[RECORDS FOR THIS TASK start]

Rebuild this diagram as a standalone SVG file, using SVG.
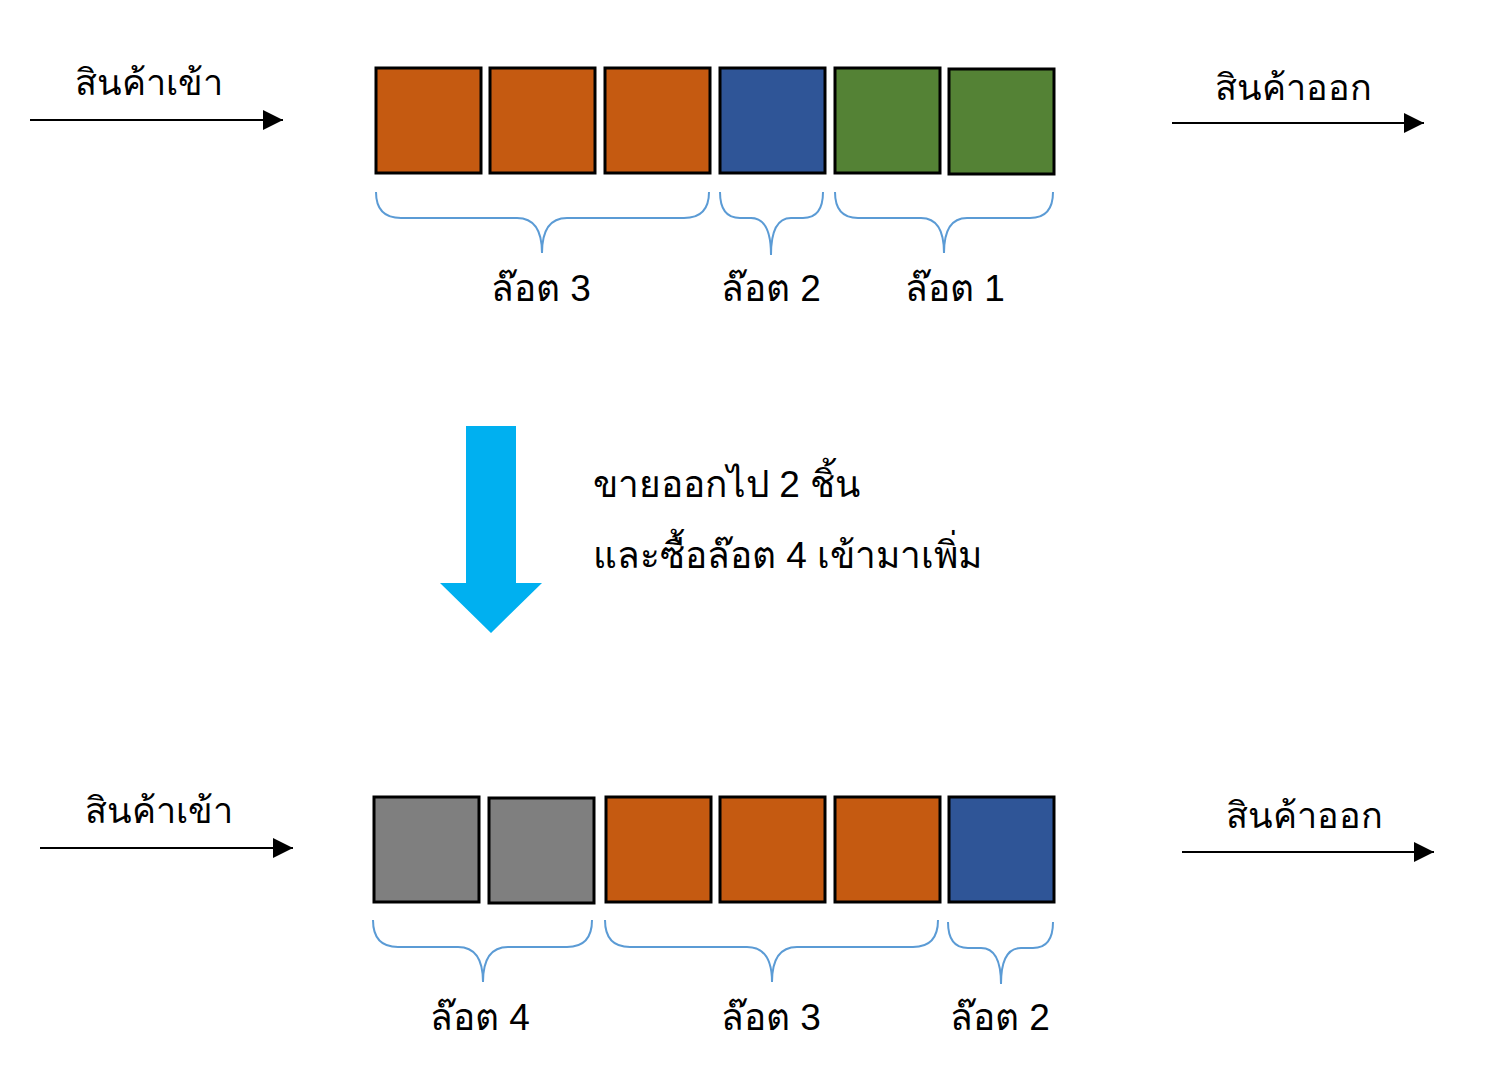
<svg xmlns="http://www.w3.org/2000/svg" width="1501" height="1080" viewBox="0 0 1501 1080">
<defs>
<style>
.t{font-family:"Liberation Sans","Noto Sans",sans-serif;font-size:37px;fill:#000}
.s{font-size:36px}
.lbl{text-anchor:middle}
.box{stroke:#000;stroke-width:3}
.o{fill:#C55A11}.b{fill:#2F5597}.g{fill:#548235}.gr{fill:#7F7F7F}
.br{fill:none;stroke:#5B9BD5;stroke-width:2}
.ln{stroke:#000;stroke-width:2;fill:none}
</style>
<marker id="ah2" viewBox="0 0 20 20" refX="20" refY="10" markerWidth="20" markerHeight="20" markerUnits="userSpaceOnUse" orient="auto">
<path d="M0,0 L20,10 L0,20 z" fill="#000"/>
</marker>
</defs>
<rect width="1501" height="1080" fill="#fff"/>

<g id="connectors">
<line class="ln" x1="30" y1="120" x2="283" y2="120" marker-end="url(#ah2)"/>
<line class="ln" x1="1172" y1="123" x2="1424" y2="123" marker-end="url(#ah2)"/>
<line class="ln" x1="40" y1="848" x2="293" y2="848" marker-end="url(#ah2)"/>
<line class="ln" x1="1182" y1="852" x2="1434" y2="852" marker-end="url(#ah2)"/>
</g>

<g id="in-top"><text class="t s" x="75" y="95">สินค้าเข้า</text></g>
<g id="out-top"><text class="t s" x="1215" y="100">สินค้าออก</text></g>
<g id="in-bottom"><text class="t s" x="85" y="823">สินค้าเข้า</text></g>
<g id="out-bottom"><text class="t s" x="1226" y="828">สินค้าออก</text></g>

<g id="top-row">
<rect class="box o" x="376" y="68" width="105" height="105"/>
<rect class="box o" x="490" y="68" width="105" height="105"/>
<rect class="box o" x="605" y="68" width="105" height="105"/>
<rect class="box b" x="720" y="68" width="105" height="105"/>
<rect class="box g" x="835" y="68" width="105" height="105"/>
<rect class="box g" x="949" y="69" width="105" height="105"/>
</g>

<g id="top-braces">
<path class="br" d="M376,192 Q376,218 401,218 L517,218 Q542,218 542,253 M709,192 Q709,218 684,218 L567,218 Q542,218 542,253"/>
<path class="br" d="M720,192 Q720,218 740,218 L751,218 Q771,218 771,255 M823,192 Q823,218 803,218 L791,218 Q771,218 771,255"/>
<path class="br" d="M835,192 Q835,218 858,218 L921,218 Q944,218 944,253 M1053,192 Q1053,218 1030,218 L967,218 Q944,218 944,253"/>
</g>
<g id="top-labels">
<text class="t lbl" x="541" y="301">ล๊อต 3</text>
<text class="t lbl" x="771" y="301">ล๊อต 2</text>
<text class="t lbl" x="955" y="301">ล๊อต 1</text>
</g>

<g id="down-arrow">
<path d="M466,426 L516,426 L516,583 L542,583 L491,633 L440,583 L466,583 z" fill="#00B0F0"/>
</g>
<g id="note">
<text class="t" x="593" y="497">ขายออกไป 2 ชิ้น</text>
<text class="t" x="593" y="568">และซื้อล๊อต 4 เข้ามาเพิ่ม</text>
</g>

<g id="bottom-row">
<rect class="box gr" x="374" y="797" width="105" height="105"/>
<rect class="box gr" x="489" y="798" width="105" height="105"/>
<rect class="box o" x="606" y="797" width="105" height="105"/>
<rect class="box o" x="720" y="797" width="105" height="105"/>
<rect class="box o" x="835" y="797" width="105" height="105"/>
<rect class="box b" x="949" y="797" width="105" height="105"/>
</g>
<g id="bottom-braces">
<path class="br" d="M373,920 Q373,947 398,947 L458,947 Q483,947 483,982 M592,920 Q592,947 567,947 L508,947 Q483,947 483,982"/>
<path class="br" d="M605,920 Q605,947 630,947 L747,947 Q772,947 772,982 M938,920 Q938,947 913,947 L797,947 Q772,947 772,982"/>
<path class="br" d="M948,922 Q948,948 968,948 L981,948 Q1001,948 1001,984 M1053,922 Q1053,948 1033,948 L1021,948 Q1001,948 1001,984"/>
</g>
<g id="bottom-labels">
<text class="t lbl" x="480" y="1030">ล๊อต 4</text>
<text class="t lbl" x="771" y="1030">ล๊อต 3</text>
<text class="t lbl" x="1000" y="1030">ล๊อต 2</text>
</g>
</svg>
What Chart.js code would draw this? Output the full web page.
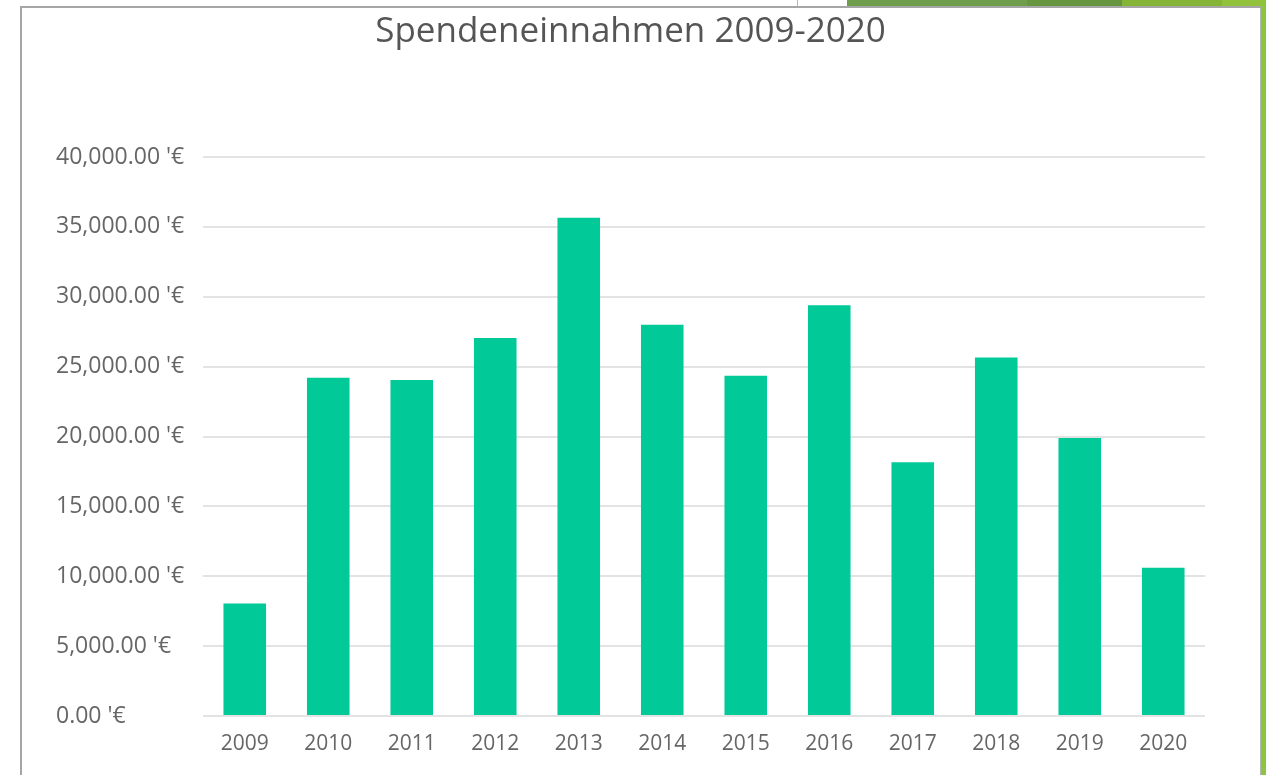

[RECORDS FOR THIS TASK end]

YOUR GOAL: In your copy of the listing above, reproduce each line exactly and omit all pictures.

WRITTEN RESPONSE:
Rebuild this diagram as a standalone SVG file, using SVG.
<svg xmlns="http://www.w3.org/2000/svg" width="1501" height="1080" viewBox="0 0 1501 1080">
<defs>
<style>
.t{font-family:"Liberation Sans","Noto Sans",sans-serif;font-size:37px;fill:#000}
.s{font-size:36px}
.lbl{text-anchor:middle}
.box{stroke:#000;stroke-width:3}
.o{fill:#C55A11}.b{fill:#2F5597}.g{fill:#548235}.gr{fill:#7F7F7F}
.br{fill:none;stroke:#5B9BD5;stroke-width:2}
.ln{stroke:#000;stroke-width:2;fill:none}
</style>
<marker id="ah2" viewBox="0 0 20 20" refX="20" refY="10" markerWidth="20" markerHeight="20" markerUnits="userSpaceOnUse" orient="auto">
<path d="M0,0 L20,10 L0,20 z" fill="#000"/>
</marker>
</defs>
<rect width="1501" height="1080" fill="#fff"/>

<g id="connectors">
<line class="ln" x1="30" y1="120" x2="283" y2="120" marker-end="url(#ah2)"/>
<line class="ln" x1="1172" y1="123" x2="1424" y2="123" marker-end="url(#ah2)"/>
<line class="ln" x1="40" y1="848" x2="293" y2="848" marker-end="url(#ah2)"/>
<line class="ln" x1="1182" y1="852" x2="1434" y2="852" marker-end="url(#ah2)"/>
</g>

<g id="in-top"><text class="t s" x="75" y="95">สินค้าเข้า</text></g>
<g id="out-top"><text class="t s" x="1215" y="100">สินค้าออก</text></g>
<g id="in-bottom"><text class="t s" x="85" y="823">สินค้าเข้า</text></g>
<g id="out-bottom"><text class="t s" x="1226" y="828">สินค้าออก</text></g>

<g id="top-row">
<rect class="box o" x="376" y="68" width="105" height="105"/>
<rect class="box o" x="490" y="68" width="105" height="105"/>
<rect class="box o" x="605" y="68" width="105" height="105"/>
<rect class="box b" x="720" y="68" width="105" height="105"/>
<rect class="box g" x="835" y="68" width="105" height="105"/>
<rect class="box g" x="949" y="69" width="105" height="105"/>
</g>

<g id="top-braces">
<path class="br" d="M376,192 Q376,218 401,218 L517,218 Q542,218 542,253 M709,192 Q709,218 684,218 L567,218 Q542,218 542,253"/>
<path class="br" d="M720,192 Q720,218 740,218 L751,218 Q771,218 771,255 M823,192 Q823,218 803,218 L791,218 Q771,218 771,255"/>
<path class="br" d="M835,192 Q835,218 858,218 L921,218 Q944,218 944,253 M1053,192 Q1053,218 1030,218 L967,218 Q944,218 944,253"/>
</g>
<g id="top-labels">
<text class="t lbl" x="541" y="301">ล๊อต 3</text>
<text class="t lbl" x="771" y="301">ล๊อต 2</text>
<text class="t lbl" x="955" y="301">ล๊อต 1</text>
</g>

<g id="down-arrow">
<path d="M466,426 L516,426 L516,583 L542,583 L491,633 L440,583 L466,583 z" fill="#00B0F0"/>
</g>
<g id="note">
<text class="t" x="593" y="497">ขายออกไป 2 ชิ้น</text>
<text class="t" x="593" y="568">และซื้อล๊อต 4 เข้ามาเพิ่ม</text>
</g>

<g id="bottom-row">
<rect class="box gr" x="374" y="797" width="105" height="105"/>
<rect class="box gr" x="489" y="798" width="105" height="105"/>
<rect class="box o" x="606" y="797" width="105" height="105"/>
<rect class="box o" x="720" y="797" width="105" height="105"/>
<rect class="box o" x="835" y="797" width="105" height="105"/>
<rect class="box b" x="949" y="797" width="105" height="105"/>
</g>
<g id="bottom-braces">
<path class="br" d="M373,920 Q373,947 398,947 L458,947 Q483,947 483,982 M592,920 Q592,947 567,947 L508,947 Q483,947 483,982"/>
<path class="br" d="M605,920 Q605,947 630,947 L747,947 Q772,947 772,982 M938,920 Q938,947 913,947 L797,947 Q772,947 772,982"/>
<path class="br" d="M948,922 Q948,948 968,948 L981,948 Q1001,948 1001,984 M1053,922 Q1053,948 1033,948 L1021,948 Q1001,948 1001,984"/>
</g>
<g id="bottom-labels">
<text class="t lbl" x="480" y="1030">ล๊อต 4</text>
<text class="t lbl" x="771" y="1030">ล๊อต 3</text>
<text class="t lbl" x="1000" y="1030">ล๊อต 2</text>
</g>
</svg>
What Chart.js code would draw this? Output the full web page.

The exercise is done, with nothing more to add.